My noble friend spoke at considerable length and with great force on the subject of Executive Council for Lieutenant-Governors and said he had never heard of a Lieutenant-Governor who desired to have an Executive Council. I cannot say positively that I could quote a Lieutenant-Governor who desired an Executive Council, but I have an impression that there are and have been such, and my view of that question is that to give an Executive Council to a Lieutenant-Governor would be an act of justice to the officials. It would be an alteration in form but not in substance. It is absolutely impossible for any Lieutenant-Governor to do the whole of the work himself, and what actually happens is that the Lieutenant-Governor leaves a great deal of the responsibility and work to men who hold lower rank than the members of Council who share the work with the Governor in the other provinces. My noble friend represented it to be merely a question as between Lieutenant-Governorships and the Presidency Governorships, and he stated that Executive Councils were given to Bombay and Madras be- cause the Governors were sent out from home and needed guidance and information on Indian subjects. I doubt very much whether he would assign a similar reason for the existence of the Viceroy's Executive Council, and personally I have never heard of a Viceroy who wished to get rid of his Executive Council; and, if an Executive Council is good for a Viceroy and good for a Governor I think, on primâ facie grounds, it is quite likely to be a good thing for a Lieutenant-Governor.

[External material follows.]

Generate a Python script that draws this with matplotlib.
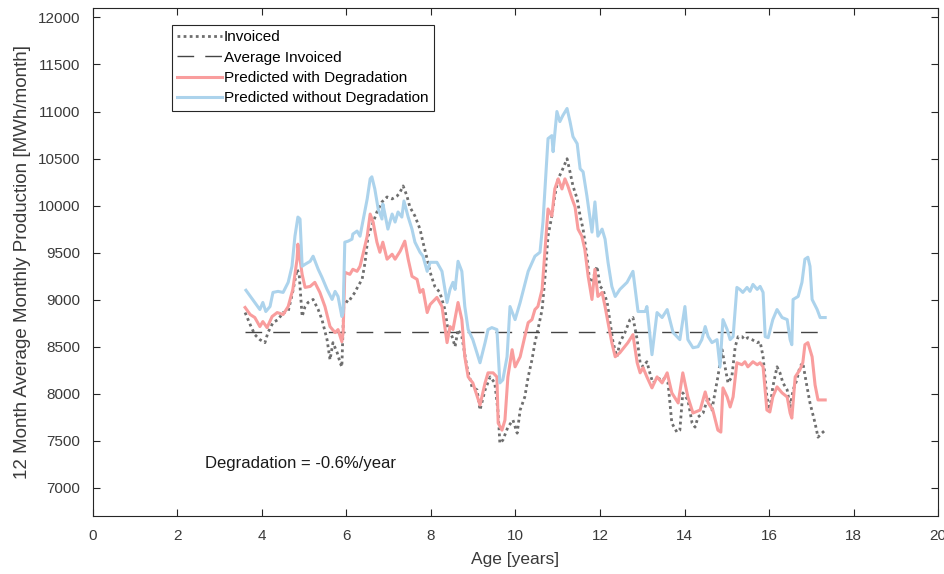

While I cannot see any danger in the reforms themselves—and your Lordships will believe me that my natural predisposition, sitting where I do, would be to be critical—I am not quite sure that the manner in which they have been brought forward has been altogether judicious; and I hope the noble Viscount will forgive me if I tread on somewhat delicate ground. The reforms are universally known as Lord Morley's reforms.

VISCOUNT MORLEY OF BLACKBURN

I am not responsible.

LORD AMPTHILL

The noble Viscount, of course, is not responsible for that, but there must have been something in the manner in which the reforms were promulgated, were discussed, and finally decided on, which has induced the man in the street and the man on the spot to call them Lord Morley's reforms. Hitherto, as I have understood it, the policy of the Secretary of State for India has been to uphold in every conceivable way the prestige of the Viceroy and Governor-General of India, and even if the Secretary of State were the stronger man and took the initiative it has always, I think, been the custom, with few exceptions, to assign initiative, responsibility, and credit to His Majesty's representative in India.

VISCOUNT MORLEY OF BLACKBURN

Hear, hear.

LORD AMPTHILL

I hope the noble Viscount will forgive me, because I think it is an important point. It is a matter, not so much of what is actually done as the mode in which it is done, and I hope that, when the regulations come to be finally approved, there will be no possible ground for suspicion that the regulations have been framed at the India Office in Whitehall and not in the Secretariats of Simla and the different provinces of India. Everybody should know that they are framed in India in order that the prestige of the Viceroy will not be diminished. While I feel bound to make this criticism, I yield to none in my admiration of the wonderful grasp of Indian affairs which the noble Viscount has displayed and of the generous courage and energy with which he has exercised the powers of his high office. Confident in the strength and the beauty of the great ship which he commands and of the courage and fidelity of his crew, he has steered through the dangerous straits in spite of the storm. I wish him God-speed and a safe passage into the still waters of peace and contentment in India.

Moved, "That the Debate be adjourned."—(Viscount Midleton.)

On Question, Debate adjourned accordingly until to-morrow.

House adjourned at five minutes before Eight o'clock, till Tomorrow, a quarter past Four o'clock.